[arin-ppml] Policy Proposal: Dedicated IPv4 block to facilitate IPv6 deployment

Paul Vixie paul at vix.com
Sun Jun 8 19:08:53 EDT 2008


> ...
> but what is this gonna tell you?  what is in place today.  bit whoopie doo.
> 
> just as with the 2050 /19 agreement in danvers, filtering policies will
> adjust to allocation realities if honestly negotiated and technically
> feasible.
>
> so do not base all future technology and policy on yesterday's ephemeral
> router configs.  otoh, do make tools to prevent, diagnose, and fix errant
> configs.

overall, this is my position also.  we already need some kind of routing
security to prevent injection of prefixes by unauthorized parties, and it
has to be based on public-key crypto rather than prefix lengths or prefix
quotas.  prefix length filtering "on RIR boundaries" is too coarse, and
prefix limits per peer are too coarse.  therefore without any new policy
and without allocating any /28's from anywhere, we already have the need
for technology which, once present, will mean that it doesn't matter where
the /28 microallocations for v6/v4 gateways come from, even assuming that
demand for these is from multihomers who cannot just use PA, which hasn't
been successfully argued (to my satisfaction, anyway).
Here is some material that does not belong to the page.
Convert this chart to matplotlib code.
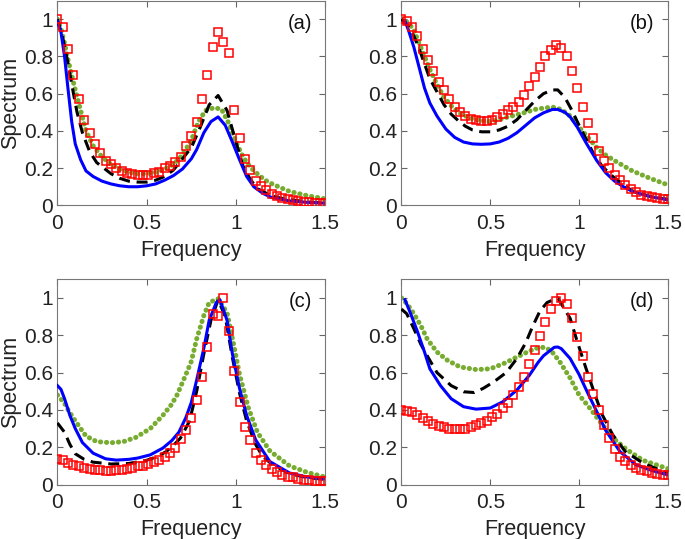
import numpy as np
import matplotlib
matplotlib.use("Agg")
import matplotlib.pyplot as plt

plt.rcParams["font.family"] = ["Liberation Sans", "DejaVu Sans"]

# squares are sampled every 0.03 from 0 to 1.5
freq_sq = np.linspace(0, 1.5, 51)

# ---- panel (a)
a_sq = [1.00, 0.96, 0.84, 0.70, 0.57, 0.46, 0.39, 0.33, 0.28, 0.24, 0.22, 0.20, 0.185,
        0.175, 0.17, 0.165, 0.165, 0.165, 0.175, 0.18, 0.20, 0.21, 0.235, 0.26, 0.32,
        0.37, 0.45, 0.57, 0.70, 0.85, 0.93, 0.88, 0.82, 0.51, 0.36, 0.25, 0.19, 0.13,
        0.105, 0.08, 0.06, 0.05, 0.04, 0.035, 0.03, 0.025, 0.02, 0.018, 0.015, 0.012, 0.01]
a_blue_f = [0.0, 0.02, 0.04, 0.06, 0.08, 0.10, 0.13, 0.16, 0.20, 0.25, 0.30, 0.35, 0.40,
            0.45, 0.50, 0.55, 0.60, 0.65, 0.70, 0.75, 0.78, 0.82, 0.86, 0.90, 0.94, 0.98,
            1.02, 1.06, 1.10, 1.15, 1.20, 1.30, 1.40, 1.50]
a_blue = [0.99, 0.93, 0.80, 0.62, 0.45, 0.33, 0.245, 0.185, 0.155, 0.13, 0.115, 0.105, 0.10,
          0.10, 0.105, 0.115, 0.135, 0.16, 0.195, 0.25, 0.30, 0.39, 0.45, 0.475, 0.43, 0.34,
          0.245, 0.155, 0.10, 0.065, 0.042, 0.024, 0.016, 0.012]
a_black_f = [0.0, 0.03, 0.06, 0.09, 0.11, 0.14, 0.18, 0.22, 0.26, 0.30, 0.35, 0.40, 0.45,
             0.50, 0.55, 0.60, 0.65, 0.70, 0.75, 0.80, 0.85, 0.90, 0.95, 1.00, 1.04, 1.08,
             1.12, 1.20, 1.27, 1.40, 1.50]
a_black = [1.00, 0.90, 0.76, 0.60, 0.50, 0.39, 0.29, 0.23, 0.20, 0.17, 0.145, 0.13, 0.125,
           0.125, 0.135, 0.155, 0.19, 0.25, 0.31, 0.42, 0.54, 0.59, 0.51, 0.34, 0.21, 0.14,
           0.09, 0.05, 0.035, 0.018, 0.012]
a_green_f = [0.0, 0.02, 0.04, 0.06, 0.08, 0.10, 0.13, 0.16, 0.20, 0.25, 0.30, 0.35, 0.40,
             0.45, 0.50, 0.55, 0.60, 0.65, 0.70, 0.75, 0.79, 0.83, 0.88, 0.92, 0.96, 1.00,
             1.04, 1.08, 1.13, 1.18, 1.25, 1.30, 1.40, 1.50]
a_green = [1.00, 0.95, 0.87, 0.78, 0.70, 0.62, 0.51, 0.40, 0.32, 0.26, 0.22, 0.195, 0.178,
           0.17, 0.17, 0.178, 0.195, 0.22, 0.27, 0.35, 0.45, 0.51, 0.525, 0.515, 0.44, 0.34,
           0.26, 0.205, 0.16, 0.125, 0.095, 0.075, 0.052, 0.035]

# ---- panel (b)
b_sq = [1.00, 0.99, 0.96, 0.91, 0.84, 0.78, 0.72, 0.665, 0.62, 0.57, 0.53, 0.50, 0.48,
        0.465, 0.457, 0.453, 0.455, 0.46, 0.475, 0.49, 0.51, 0.53, 0.555, 0.595, 0.64,
        0.69, 0.745, 0.80, 0.835, 0.86, 0.845, 0.80, 0.72, 0.63, 0.53, 0.44, 0.36, 0.29,
        0.24, 0.20, 0.165, 0.135, 0.11, 0.087, 0.07, 0.058, 0.048, 0.043, 0.038, 0.035, 0.033]
b_blue_f = [0.02, 0.04, 0.07, 0.10, 0.13, 0.16, 0.20, 0.25, 0.30, 0.35, 0.40, 0.45, 0.50,
            0.55, 0.60, 0.65, 0.70, 0.75, 0.80, 0.85, 0.88, 0.92, 0.95, 0.99, 1.04, 1.10,
            1.15, 1.20, 1.25, 1.30, 1.40, 1.50]
b_blue = [0.99, 0.94, 0.85, 0.74, 0.63, 0.55, 0.48, 0.41, 0.365, 0.34, 0.33, 0.328, 0.33,
          0.34, 0.36, 0.39, 0.43, 0.47, 0.497, 0.515, 0.515, 0.50, 0.475, 0.42, 0.335, 0.24,
          0.175, 0.13, 0.10, 0.075, 0.047, 0.03]
b_black_f = [0.0, 0.04, 0.07, 0.10, 0.13, 0.16, 0.20, 0.24, 0.28, 0.32, 0.36, 0.40, 0.45,
             0.50, 0.55, 0.60, 0.65, 0.70, 0.75, 0.80, 0.85, 0.88, 0.92, 0.96, 1.00, 1.04,
             1.08, 1.13, 1.19, 1.25, 1.30, 1.40, 1.50]
b_black = [1.00, 0.96, 0.91, 0.84, 0.76, 0.68, 0.61, 0.54, 0.49, 0.455, 0.425, 0.405, 0.395,
           0.395, 0.405, 0.425, 0.46, 0.51, 0.56, 0.60, 0.62, 0.62, 0.58, 0.51, 0.43, 0.355,
           0.28, 0.21, 0.155, 0.11, 0.078, 0.048, 0.032]
b_green_f = [0.0, 0.04, 0.07, 0.10, 0.13, 0.16, 0.20, 0.24, 0.28, 0.32, 0.36, 0.40, 0.45,
             0.50, 0.55, 0.60, 0.65, 0.70, 0.75, 0.80, 0.85, 0.90, 0.95, 1.00, 1.05, 1.10,
             1.15, 1.20, 1.30, 1.40, 1.50]
b_green = [1.00, 0.98, 0.94, 0.87, 0.80, 0.73, 0.65, 0.58, 0.535, 0.50, 0.48, 0.465, 0.455,
           0.45, 0.46, 0.475, 0.487, 0.50, 0.515, 0.522, 0.528, 0.515, 0.48, 0.42, 0.365,
           0.31, 0.27, 0.24, 0.185, 0.145, 0.11]

# ---- panel (c)
c_sq = [0.135, 0.13, 0.118, 0.106, 0.097, 0.088, 0.083, 0.079, 0.077, 0.075, 0.075, 0.077,
        0.079, 0.086, 0.091, 0.097, 0.102, 0.109, 0.119, 0.132, 0.15, 0.168, 0.196, 0.244,
        0.292, 0.358, 0.452, 0.577, 0.737, 0.915, 0.905, 1.00, 0.82, 0.61, 0.44, 0.31,
        0.24, 0.168, 0.132, 0.106, 0.084, 0.066, 0.052, 0.043, 0.038, 0.031, 0.027, 0.024,
        0.02, 0.018, 0.018]
c_blue_f = [0.0, 0.02, 0.04, 0.07, 0.10, 0.14, 0.20, 0.27, 0.33, 0.40, 0.45, 0.52, 0.59,
            0.64, 0.68, 0.72, 0.75, 0.78, 0.82, 0.85, 0.89, 0.91, 0.95, 0.98, 1.02, 1.06,
            1.11, 1.19, 1.30, 1.40, 1.50]
c_blue = [0.53, 0.51, 0.46, 0.37, 0.30, 0.225, 0.168, 0.138, 0.131, 0.135, 0.142, 0.159,
          0.195, 0.235, 0.28, 0.36, 0.44, 0.56, 0.73, 0.88, 0.975, 0.99, 0.88, 0.70, 0.515,
          0.37, 0.24, 0.123, 0.062, 0.04, 0.03]
c_black_f = [0.0, 0.04, 0.07, 0.10, 0.15, 0.20, 0.30, 0.40, 0.50, 0.56, 0.61, 0.66, 0.69,
             0.74, 0.78, 0.82, 0.86, 0.90, 0.94, 0.98, 1.02, 1.06, 1.11, 1.15, 1.20, 1.30,
             1.40, 1.50]
c_black = [0.33, 0.28, 0.215, 0.165, 0.135, 0.12, 0.11, 0.113, 0.13, 0.15, 0.177, 0.22, 0.25,
           0.34, 0.50, 0.70, 0.88, 0.99, 0.90, 0.68, 0.49, 0.34, 0.215, 0.15, 0.11, 0.058,
           0.037, 0.028]
c_green_f = [0.0, 0.04, 0.06, 0.09, 0.13, 0.16, 0.22, 0.30, 0.37, 0.44, 0.52, 0.59, 0.64,
             0.67, 0.72, 0.75, 0.78, 0.82, 0.85, 0.90, 0.95, 0.985, 1.02, 1.07, 1.12, 1.19,
             1.30, 1.40, 1.50]
c_green = [0.48, 0.435, 0.40, 0.355, 0.30, 0.26, 0.23, 0.224, 0.23, 0.253, 0.30, 0.37, 0.43,
           0.48, 0.59, 0.66, 0.78, 0.905, 0.975, 0.995, 0.92, 0.76, 0.59, 0.41, 0.28, 0.18,
           0.10, 0.065, 0.04]

# ---- panel (d)
d_sq = [0.40, 0.395, 0.387, 0.372, 0.358, 0.342, 0.326, 0.314, 0.307, 0.30, 0.297, 0.298,
        0.30, 0.307, 0.318, 0.33, 0.343, 0.36, 0.38, 0.41, 0.437, 0.48, 0.525, 0.575, 0.645,
        0.72, 0.795, 0.87, 0.94, 0.985, 1.00, 0.965, 0.89, 0.79, 0.687, 0.577, 0.484, 0.40,
        0.32, 0.25, 0.19, 0.15, 0.125, 0.103, 0.088, 0.079, 0.07, 0.063, 0.058, 0.053, 0.05]
d_blue_f = [0.02, 0.05, 0.09, 0.13, 0.16, 0.22, 0.28, 0.35, 0.42, 0.50, 0.57, 0.65, 0.72,
            0.77, 0.80, 0.86, 0.88, 0.90, 0.95, 1.00, 1.05, 1.10, 1.15, 1.23, 1.32, 1.41, 1.50]
d_blue = [0.99, 0.92, 0.82, 0.71, 0.62, 0.53, 0.46, 0.417, 0.404, 0.41, 0.443, 0.506, 0.585,
          0.655, 0.69, 0.735, 0.737, 0.728, 0.675, 0.59, 0.488, 0.39, 0.29, 0.177, 0.106,
          0.075, 0.052]
d_black_f = [0.0, 0.03, 0.07, 0.11, 0.145, 0.20, 0.28, 0.35, 0.41, 0.46, 0.52, 0.59, 0.65,
             0.70, 0.74, 0.78, 0.82, 0.88, 0.95, 0.99, 1.04, 1.09, 1.13, 1.19, 1.26, 1.36, 1.50]
d_black = [0.94, 0.915, 0.835, 0.75, 0.69, 0.60, 0.53, 0.497, 0.493, 0.515, 0.55, 0.60, 0.675,
           0.76, 0.85, 0.93, 0.975, 1.00, 0.89, 0.765, 0.62, 0.48, 0.375, 0.266, 0.177, 0.115,
           0.06]
d_green_f = [0.0, 0.03, 0.07, 0.11, 0.145, 0.20, 0.26, 0.33, 0.42, 0.50, 0.58, 0.67, 0.72,
             0.76, 0.80, 0.84, 0.89, 0.95, 1.00, 1.06, 1.12, 1.19, 1.27, 1.36, 1.50]
d_green = [1.00, 0.97, 0.915, 0.85, 0.78, 0.71, 0.665, 0.63, 0.616, 0.62, 0.65, 0.692, 0.715,
           0.73, 0.735, 0.72, 0.66, 0.57, 0.48, 0.41, 0.335, 0.25, 0.186, 0.13, 0.085]

panels = [
    ("(a)", a_sq, a_blue_f, a_blue, a_black_f, a_black, a_green_f, a_green),
    ("(b)", b_sq, b_blue_f, b_blue, b_black_f, b_black, b_green_f, b_green),
    ("(c)", c_sq, c_blue_f, c_blue, c_black_f, c_black, c_green_f, c_green),
    ("(d)", d_sq, d_blue_f, d_blue, d_black_f, d_black, d_green_f, d_green),
]
positions = [
    [0.0838, 0.619, 0.391, 0.380],
    [0.5860, 0.619, 0.389, 0.380],
    [0.0838, 0.101, 0.391, 0.381],
    [0.5860, 0.101, 0.389, 0.381],
]

fig = plt.figure(figsize=(6.85, 5.39), dpi=100)
for i, (tag, sq, bf, bl, kf, kl, gf, gl) in enumerate(panels):
    ax = fig.add_axes(positions[i])
    ax.plot(gf, gl, color="#77AC30", lw=3.6, linestyle=(0, (0.05, 1.15)),
            dash_capstyle="round", zorder=2)
    ax.plot(kf, kl, color="black", lw=2.2, dashes=(3.6, 2.2), zorder=3)
    ax.plot(bf, bl, color="#0000FF", lw=2.2, zorder=4)
    ax.plot(freq_sq, sq, linestyle="none", marker="s", ms=5.5, mfc="none",
            mec="#FF0000", mew=1.1, zorder=5)
    ax.set_xlim(0, 1.5)
    ax.set_ylim(0, 1.1)
    ax.set_xticks([0, 0.5, 1, 1.5])
    ax.set_xticklabels(["0", "0.5", "1", "1.5"])
    ax.set_yticks([0, 0.2, 0.4, 0.6, 0.8, 1])
    ax.set_yticklabels(["0", "0.2", "0.4", "0.6", "0.8", "1"])
    ax.tick_params(direction="in", top=True, right=True, length=4, width=0.8,
                   labelsize=15, colors="#666666", labelcolor="#222222")
    ax.tick_params(axis="x", pad=6)
    ax.tick_params(axis="y", pad=3)
    for s in ax.spines.values():
        s.set_color("#777777")
        s.set_linewidth(0.8)
    ax.set_xlabel("Frequency", fontsize=15.5, color="#222222", labelpad=5)
    if i % 2 == 0:
        ax.set_ylabel("Spectrum", fontsize=15.5, color="#222222", labelpad=2)
    ax.text(0.95, 0.89, tag, transform=ax.transAxes, ha="right", va="center",
            fontsize=14.5, color="#111111")

fig.savefig("out.png", dpi=100)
my concern is, we're not there today.  a policy that said folks could get
/28's for use in v4/v6 gateways might not be attractive or even useful, if
these prefixes wouldn't get good reachability.  and while i agree that a
well reasoned policy in this area would have the effect of changing the
internet's route filtering culture, i think early adopters might feel some
fear, and this fear might be well founded if it takes a while for prefix
length filterers to adjust to the new policy.  so, i'm suggesting that the
reachability of these prefixes be measured and reported, and compared to
the reachability of older, larger, more stable prefixes.  this could be
done not just once, but periodically, and so detect any trends.